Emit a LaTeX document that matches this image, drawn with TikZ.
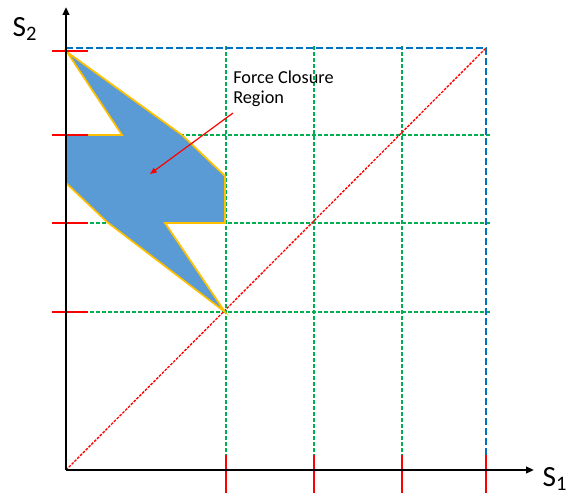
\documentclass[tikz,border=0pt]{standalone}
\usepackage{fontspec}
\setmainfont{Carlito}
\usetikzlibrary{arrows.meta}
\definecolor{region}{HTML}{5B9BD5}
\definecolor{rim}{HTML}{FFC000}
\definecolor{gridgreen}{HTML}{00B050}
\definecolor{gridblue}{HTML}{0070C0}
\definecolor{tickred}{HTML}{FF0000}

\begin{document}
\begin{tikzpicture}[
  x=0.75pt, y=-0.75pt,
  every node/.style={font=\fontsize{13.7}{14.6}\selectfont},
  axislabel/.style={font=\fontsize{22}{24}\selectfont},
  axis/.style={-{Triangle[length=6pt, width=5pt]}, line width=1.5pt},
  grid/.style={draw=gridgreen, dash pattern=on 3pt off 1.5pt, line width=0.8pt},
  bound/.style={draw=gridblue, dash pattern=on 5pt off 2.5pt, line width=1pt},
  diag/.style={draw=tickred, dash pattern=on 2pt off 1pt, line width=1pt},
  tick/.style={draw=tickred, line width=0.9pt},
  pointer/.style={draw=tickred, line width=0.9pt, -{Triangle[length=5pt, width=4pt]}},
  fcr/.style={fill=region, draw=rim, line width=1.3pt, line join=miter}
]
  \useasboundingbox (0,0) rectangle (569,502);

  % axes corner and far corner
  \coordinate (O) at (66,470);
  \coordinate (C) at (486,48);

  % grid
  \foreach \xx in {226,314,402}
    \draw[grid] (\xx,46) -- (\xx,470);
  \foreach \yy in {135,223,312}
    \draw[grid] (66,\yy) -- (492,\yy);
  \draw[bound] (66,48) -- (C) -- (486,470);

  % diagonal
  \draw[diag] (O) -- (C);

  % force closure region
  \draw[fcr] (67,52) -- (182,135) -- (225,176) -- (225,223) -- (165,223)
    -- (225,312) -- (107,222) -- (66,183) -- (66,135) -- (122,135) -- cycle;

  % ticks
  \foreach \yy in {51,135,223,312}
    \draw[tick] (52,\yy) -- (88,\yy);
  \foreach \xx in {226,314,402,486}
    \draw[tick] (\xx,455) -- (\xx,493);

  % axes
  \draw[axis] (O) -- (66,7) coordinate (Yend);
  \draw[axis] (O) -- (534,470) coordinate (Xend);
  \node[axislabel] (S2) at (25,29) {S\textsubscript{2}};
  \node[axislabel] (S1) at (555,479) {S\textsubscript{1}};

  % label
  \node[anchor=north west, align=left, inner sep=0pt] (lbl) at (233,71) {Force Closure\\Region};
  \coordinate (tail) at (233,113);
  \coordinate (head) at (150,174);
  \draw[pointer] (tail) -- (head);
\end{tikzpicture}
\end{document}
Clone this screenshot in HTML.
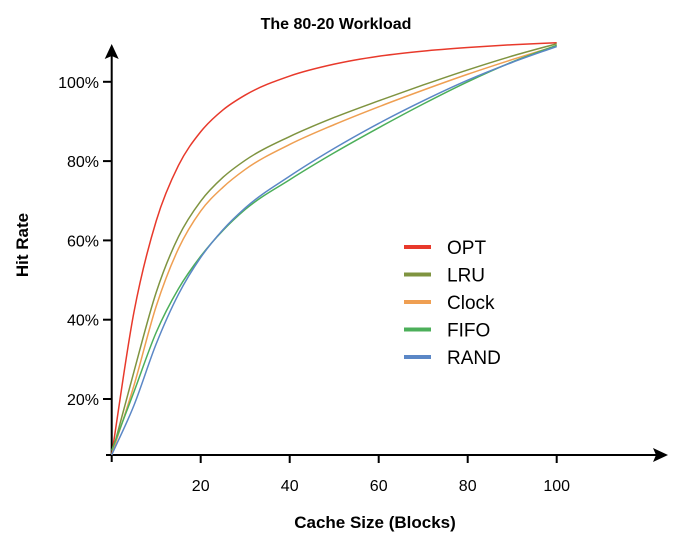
..........
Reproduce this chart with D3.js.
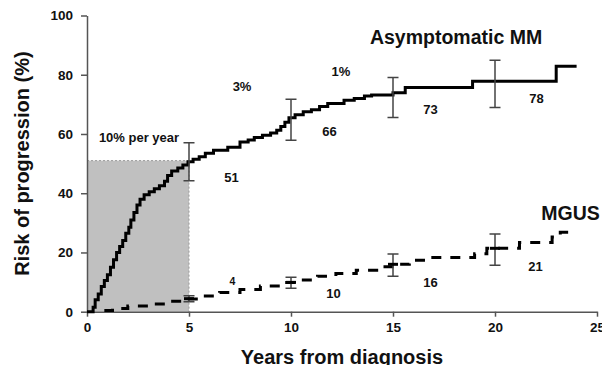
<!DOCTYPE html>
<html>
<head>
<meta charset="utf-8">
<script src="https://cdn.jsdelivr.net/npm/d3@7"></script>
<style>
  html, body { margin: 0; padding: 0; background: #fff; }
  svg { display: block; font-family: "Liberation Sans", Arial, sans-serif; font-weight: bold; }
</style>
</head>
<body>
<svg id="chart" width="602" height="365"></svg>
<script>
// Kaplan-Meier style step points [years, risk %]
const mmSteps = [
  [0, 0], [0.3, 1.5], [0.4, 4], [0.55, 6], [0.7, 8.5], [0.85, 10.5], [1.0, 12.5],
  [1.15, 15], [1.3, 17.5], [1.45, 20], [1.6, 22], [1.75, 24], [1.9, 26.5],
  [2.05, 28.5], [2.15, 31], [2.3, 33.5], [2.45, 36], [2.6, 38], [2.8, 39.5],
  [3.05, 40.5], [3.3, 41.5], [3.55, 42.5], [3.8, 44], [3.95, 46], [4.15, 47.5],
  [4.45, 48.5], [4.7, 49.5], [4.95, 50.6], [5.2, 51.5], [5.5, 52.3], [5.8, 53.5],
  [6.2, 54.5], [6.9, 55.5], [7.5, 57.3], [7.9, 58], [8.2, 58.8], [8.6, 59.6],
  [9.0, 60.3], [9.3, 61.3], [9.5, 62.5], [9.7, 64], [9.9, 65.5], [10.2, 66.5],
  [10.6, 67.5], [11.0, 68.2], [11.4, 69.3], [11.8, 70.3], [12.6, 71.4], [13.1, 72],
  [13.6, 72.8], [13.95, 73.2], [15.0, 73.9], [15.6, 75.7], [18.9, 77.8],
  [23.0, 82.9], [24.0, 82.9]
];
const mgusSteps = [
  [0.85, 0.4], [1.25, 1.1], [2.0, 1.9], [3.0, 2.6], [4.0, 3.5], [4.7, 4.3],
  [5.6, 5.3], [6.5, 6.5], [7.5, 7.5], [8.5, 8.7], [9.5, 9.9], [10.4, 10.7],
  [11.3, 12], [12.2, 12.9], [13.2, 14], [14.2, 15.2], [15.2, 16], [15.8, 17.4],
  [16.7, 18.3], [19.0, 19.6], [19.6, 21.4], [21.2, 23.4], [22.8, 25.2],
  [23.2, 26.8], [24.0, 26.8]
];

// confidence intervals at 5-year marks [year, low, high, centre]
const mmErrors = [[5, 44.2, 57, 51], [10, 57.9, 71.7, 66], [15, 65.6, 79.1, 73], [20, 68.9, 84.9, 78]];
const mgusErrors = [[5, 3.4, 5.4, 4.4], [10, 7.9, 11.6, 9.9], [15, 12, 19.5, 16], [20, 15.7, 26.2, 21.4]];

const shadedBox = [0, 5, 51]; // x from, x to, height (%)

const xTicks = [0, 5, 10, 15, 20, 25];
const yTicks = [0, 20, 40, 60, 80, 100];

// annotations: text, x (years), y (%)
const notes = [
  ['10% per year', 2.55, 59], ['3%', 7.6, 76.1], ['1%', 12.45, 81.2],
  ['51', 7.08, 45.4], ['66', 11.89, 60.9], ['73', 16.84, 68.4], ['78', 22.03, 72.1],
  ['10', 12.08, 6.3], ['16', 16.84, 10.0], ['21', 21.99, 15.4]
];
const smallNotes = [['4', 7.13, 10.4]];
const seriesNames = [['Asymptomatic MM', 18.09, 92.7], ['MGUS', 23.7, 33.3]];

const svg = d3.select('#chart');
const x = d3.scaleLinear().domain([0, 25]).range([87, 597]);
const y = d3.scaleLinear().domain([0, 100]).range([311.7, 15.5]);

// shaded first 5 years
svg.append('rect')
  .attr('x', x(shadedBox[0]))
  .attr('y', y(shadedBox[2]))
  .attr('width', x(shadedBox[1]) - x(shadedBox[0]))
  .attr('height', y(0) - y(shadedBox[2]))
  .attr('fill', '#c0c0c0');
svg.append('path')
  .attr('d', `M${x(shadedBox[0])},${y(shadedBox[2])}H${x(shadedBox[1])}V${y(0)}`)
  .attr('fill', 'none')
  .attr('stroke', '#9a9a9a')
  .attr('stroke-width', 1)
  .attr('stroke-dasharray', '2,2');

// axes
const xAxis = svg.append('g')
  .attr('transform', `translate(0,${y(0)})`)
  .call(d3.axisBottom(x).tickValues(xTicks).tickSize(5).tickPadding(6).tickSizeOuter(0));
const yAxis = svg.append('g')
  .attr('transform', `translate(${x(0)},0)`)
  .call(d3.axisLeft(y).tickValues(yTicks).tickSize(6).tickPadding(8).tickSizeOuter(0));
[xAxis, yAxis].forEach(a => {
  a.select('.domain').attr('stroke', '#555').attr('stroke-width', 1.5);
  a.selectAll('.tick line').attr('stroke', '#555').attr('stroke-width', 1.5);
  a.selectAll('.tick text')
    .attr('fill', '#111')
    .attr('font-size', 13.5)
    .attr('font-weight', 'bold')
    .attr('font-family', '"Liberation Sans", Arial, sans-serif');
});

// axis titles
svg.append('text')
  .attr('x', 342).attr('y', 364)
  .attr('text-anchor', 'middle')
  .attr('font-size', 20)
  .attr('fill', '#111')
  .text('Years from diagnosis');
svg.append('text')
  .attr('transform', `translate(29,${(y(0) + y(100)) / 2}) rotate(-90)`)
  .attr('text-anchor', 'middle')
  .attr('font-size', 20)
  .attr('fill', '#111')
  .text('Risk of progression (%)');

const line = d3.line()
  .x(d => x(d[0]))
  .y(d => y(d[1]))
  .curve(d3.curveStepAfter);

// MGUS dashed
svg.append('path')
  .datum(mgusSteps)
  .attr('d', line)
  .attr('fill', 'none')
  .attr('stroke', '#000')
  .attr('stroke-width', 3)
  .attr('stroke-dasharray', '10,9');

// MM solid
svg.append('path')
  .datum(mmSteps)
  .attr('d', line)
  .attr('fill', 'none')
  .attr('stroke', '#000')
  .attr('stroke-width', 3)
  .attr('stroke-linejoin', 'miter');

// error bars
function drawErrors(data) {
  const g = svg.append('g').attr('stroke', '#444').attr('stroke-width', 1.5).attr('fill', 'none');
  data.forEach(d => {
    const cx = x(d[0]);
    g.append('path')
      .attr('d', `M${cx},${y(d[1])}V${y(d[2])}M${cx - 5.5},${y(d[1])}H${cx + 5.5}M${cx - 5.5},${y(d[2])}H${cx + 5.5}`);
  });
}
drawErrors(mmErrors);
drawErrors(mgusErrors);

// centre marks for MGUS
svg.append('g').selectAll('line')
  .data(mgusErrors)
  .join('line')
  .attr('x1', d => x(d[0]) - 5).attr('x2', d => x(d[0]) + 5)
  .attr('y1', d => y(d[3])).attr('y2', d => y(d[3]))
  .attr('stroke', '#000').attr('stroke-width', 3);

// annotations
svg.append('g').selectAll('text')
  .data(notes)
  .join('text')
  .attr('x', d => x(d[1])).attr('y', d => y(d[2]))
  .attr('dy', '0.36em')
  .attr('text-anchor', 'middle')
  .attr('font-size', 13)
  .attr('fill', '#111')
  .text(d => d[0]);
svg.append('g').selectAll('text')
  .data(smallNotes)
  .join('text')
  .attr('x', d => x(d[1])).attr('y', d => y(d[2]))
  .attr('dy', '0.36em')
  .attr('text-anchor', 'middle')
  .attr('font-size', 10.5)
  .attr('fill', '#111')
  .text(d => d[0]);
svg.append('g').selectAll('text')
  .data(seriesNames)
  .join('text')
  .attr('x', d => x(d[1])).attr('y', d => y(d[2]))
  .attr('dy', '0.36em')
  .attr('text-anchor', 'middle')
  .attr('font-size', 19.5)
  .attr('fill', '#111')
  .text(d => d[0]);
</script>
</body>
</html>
..........
* Problem description: Using the records given above, list every line that includes the word "this".

* Response to the task:
Emit a LaTeX document that matches this image, drawn with TikZ.
Clone this screenshot in HTML.
Reproduce this chart with D3.js.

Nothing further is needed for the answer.